▸ WORK REQUIRED
Retype only what runs from the first line of the listing to the line holding "text=titlec, align=center, inner", both included. Do not retype the pictures.

Begin DATASET SECTION

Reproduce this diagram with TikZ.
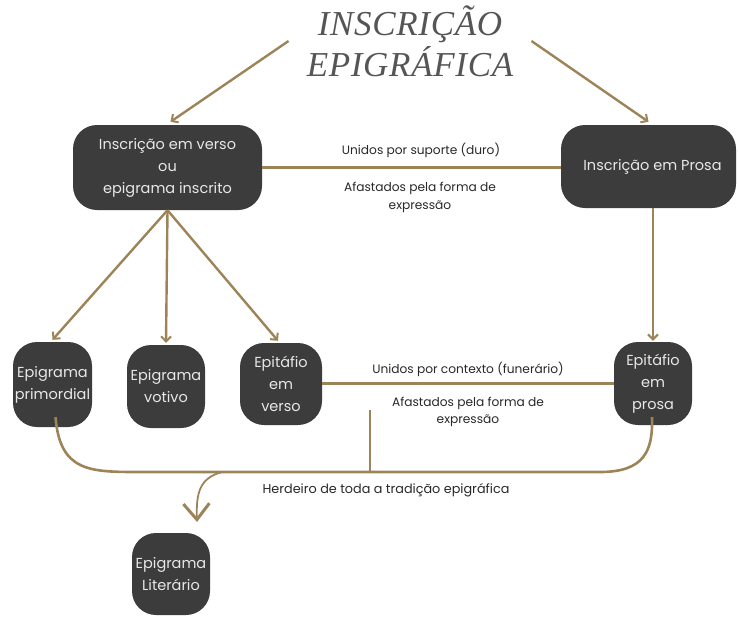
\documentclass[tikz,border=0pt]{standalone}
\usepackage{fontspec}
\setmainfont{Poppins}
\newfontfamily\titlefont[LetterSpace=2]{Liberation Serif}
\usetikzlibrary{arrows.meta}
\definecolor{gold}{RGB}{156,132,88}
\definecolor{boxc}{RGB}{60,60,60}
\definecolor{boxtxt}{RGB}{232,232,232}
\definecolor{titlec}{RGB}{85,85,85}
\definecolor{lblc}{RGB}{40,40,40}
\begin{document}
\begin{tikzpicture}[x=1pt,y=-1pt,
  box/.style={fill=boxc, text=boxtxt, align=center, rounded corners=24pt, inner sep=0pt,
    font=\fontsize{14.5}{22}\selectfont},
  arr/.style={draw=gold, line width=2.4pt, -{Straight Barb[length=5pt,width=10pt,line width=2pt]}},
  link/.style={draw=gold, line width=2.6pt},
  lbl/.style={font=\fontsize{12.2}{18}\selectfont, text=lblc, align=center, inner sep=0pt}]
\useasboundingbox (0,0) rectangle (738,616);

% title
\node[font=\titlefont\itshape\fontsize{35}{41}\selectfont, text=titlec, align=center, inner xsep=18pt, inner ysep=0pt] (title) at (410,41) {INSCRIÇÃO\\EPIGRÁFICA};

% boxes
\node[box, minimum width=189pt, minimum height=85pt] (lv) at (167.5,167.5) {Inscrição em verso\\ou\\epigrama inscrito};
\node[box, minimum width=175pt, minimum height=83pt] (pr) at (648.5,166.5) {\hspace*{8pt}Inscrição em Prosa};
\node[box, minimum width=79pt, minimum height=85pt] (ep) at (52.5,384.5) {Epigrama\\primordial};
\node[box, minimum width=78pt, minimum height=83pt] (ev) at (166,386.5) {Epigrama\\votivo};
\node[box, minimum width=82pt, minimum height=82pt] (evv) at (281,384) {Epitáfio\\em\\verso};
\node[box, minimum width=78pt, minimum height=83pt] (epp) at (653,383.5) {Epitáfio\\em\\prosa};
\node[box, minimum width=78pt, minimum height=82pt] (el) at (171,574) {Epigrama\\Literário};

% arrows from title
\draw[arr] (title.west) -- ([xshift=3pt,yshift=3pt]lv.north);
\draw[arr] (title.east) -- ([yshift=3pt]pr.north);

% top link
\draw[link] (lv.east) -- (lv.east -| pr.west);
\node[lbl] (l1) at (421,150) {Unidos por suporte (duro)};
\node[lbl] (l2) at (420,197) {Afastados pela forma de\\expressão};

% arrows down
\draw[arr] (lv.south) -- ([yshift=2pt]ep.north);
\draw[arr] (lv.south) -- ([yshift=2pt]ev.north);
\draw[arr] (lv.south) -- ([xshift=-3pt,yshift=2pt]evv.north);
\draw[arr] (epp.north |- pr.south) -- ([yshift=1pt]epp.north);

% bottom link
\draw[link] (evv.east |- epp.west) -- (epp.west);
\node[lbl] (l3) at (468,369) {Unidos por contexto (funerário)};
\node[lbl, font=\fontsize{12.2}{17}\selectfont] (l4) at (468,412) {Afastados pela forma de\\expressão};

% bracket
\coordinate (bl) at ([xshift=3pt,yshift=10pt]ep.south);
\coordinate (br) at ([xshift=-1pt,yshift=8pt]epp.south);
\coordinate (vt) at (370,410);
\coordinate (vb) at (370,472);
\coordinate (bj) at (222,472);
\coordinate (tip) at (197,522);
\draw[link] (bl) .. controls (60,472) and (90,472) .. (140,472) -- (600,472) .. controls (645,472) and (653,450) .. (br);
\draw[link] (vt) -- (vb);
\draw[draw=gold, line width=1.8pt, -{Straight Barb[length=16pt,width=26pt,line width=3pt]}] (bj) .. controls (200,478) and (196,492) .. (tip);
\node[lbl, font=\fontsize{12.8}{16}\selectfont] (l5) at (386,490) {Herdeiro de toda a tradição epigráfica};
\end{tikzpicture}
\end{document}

End DATASET SECTION

▸ SOLUTION TO THIS TASK
Reproduce this diagram with TikZ.
\documentclass[tikz,border=0pt]{standalone}
\usepackage{fontspec}
\setmainfont{Poppins}
\newfontfamily\titlefont[LetterSpace=2]{Liberation Serif}
\usetikzlibrary{arrows.meta}
\definecolor{gold}{RGB}{156,132,88}
\definecolor{boxc}{RGB}{60,60,60}
\definecolor{boxtxt}{RGB}{232,232,232}
\definecolor{titlec}{RGB}{85,85,85}
\definecolor{lblc}{RGB}{40,40,40}
\begin{document}
\begin{tikzpicture}[x=1pt,y=-1pt,
  box/.style={fill=boxc, text=boxtxt, align=center, rounded corners=24pt, inner sep=0pt,
    font=\fontsize{14.5}{22}\selectfont},
  arr/.style={draw=gold, line width=2.4pt, -{Straight Barb[length=5pt,width=10pt,line width=2pt]}},
  link/.style={draw=gold, line width=2.6pt},
  lbl/.style={font=\fontsize{12.2}{18}\selectfont, text=lblc, align=center, inner sep=0pt}]
\useasboundingbox (0,0) rectangle (738,616);

% title
\node[font=\titlefont\itshape\fontsize{35}{41}\selectfont, text=titlec, align=center, inner xsep=18pt, inner ysep=0pt] (title) at (410,41) {INSCRIÇÃO\\EPIGRÁFICA};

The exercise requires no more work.